What Deer Look Like
Whitetail deer range over much of the eastern part of the US. Particularly dense populations have developed in Pennsylvania, Long Island and areas north of New York City into New England. Deer are usually first visible in the spring. Often a family arrives, perhaps a doe with half-grown fawns from the previous season. Bucks may be in the area, but they do not appear in the open as often.

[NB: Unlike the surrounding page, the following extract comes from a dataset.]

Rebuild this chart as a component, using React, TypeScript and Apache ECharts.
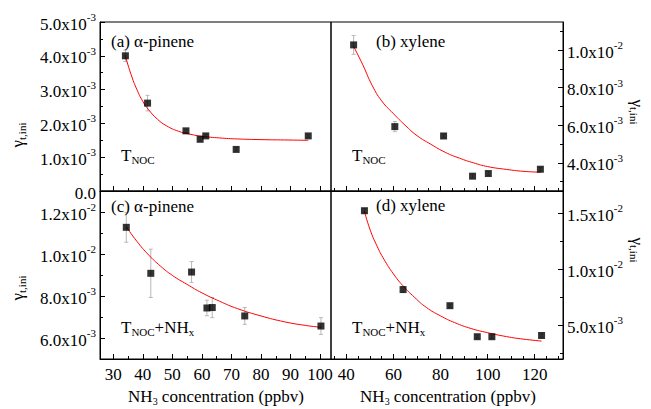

Deer families usually feed in the late evening or early morning when no one is around. As summer gets underway, they may retire for awhile to the forest where the doe gives birth to new fawns. She cares for her children over the summer, emerging with them to feed openly again in the fall to store up for winter. One or two deer can virtually destroy an ornamental or vegetable planting in one night.
Deer’s Feeding Habits
A mature whitetail deer devours between 5 and 7 pounds of food a day. Browsers, they eat grass, moss, mushrooms, berries, pine cones, evergreens and even roses and brambles in an emergency in the wild. They eat what is available over the seasons. For instance, in the winter they focus on available evergreen conifers. In the spring when food sources are scarce, yet pregnant females need good nutrition, they go after tender new growth on trees and leaking sap from broken branches, even if they have to get up on their hind legs to reach them.
If natural areas have been replaced with cultivated yards deer will make do with whatever is available there. Deer that are not under pressure of starvation show definite food preferences. While it is difficult to predict the favorites of deer in a particular locality, most tend to avoid strong flavored foliage, or plants with prickly or fuzzy foliage. If they are starving, all bets are off.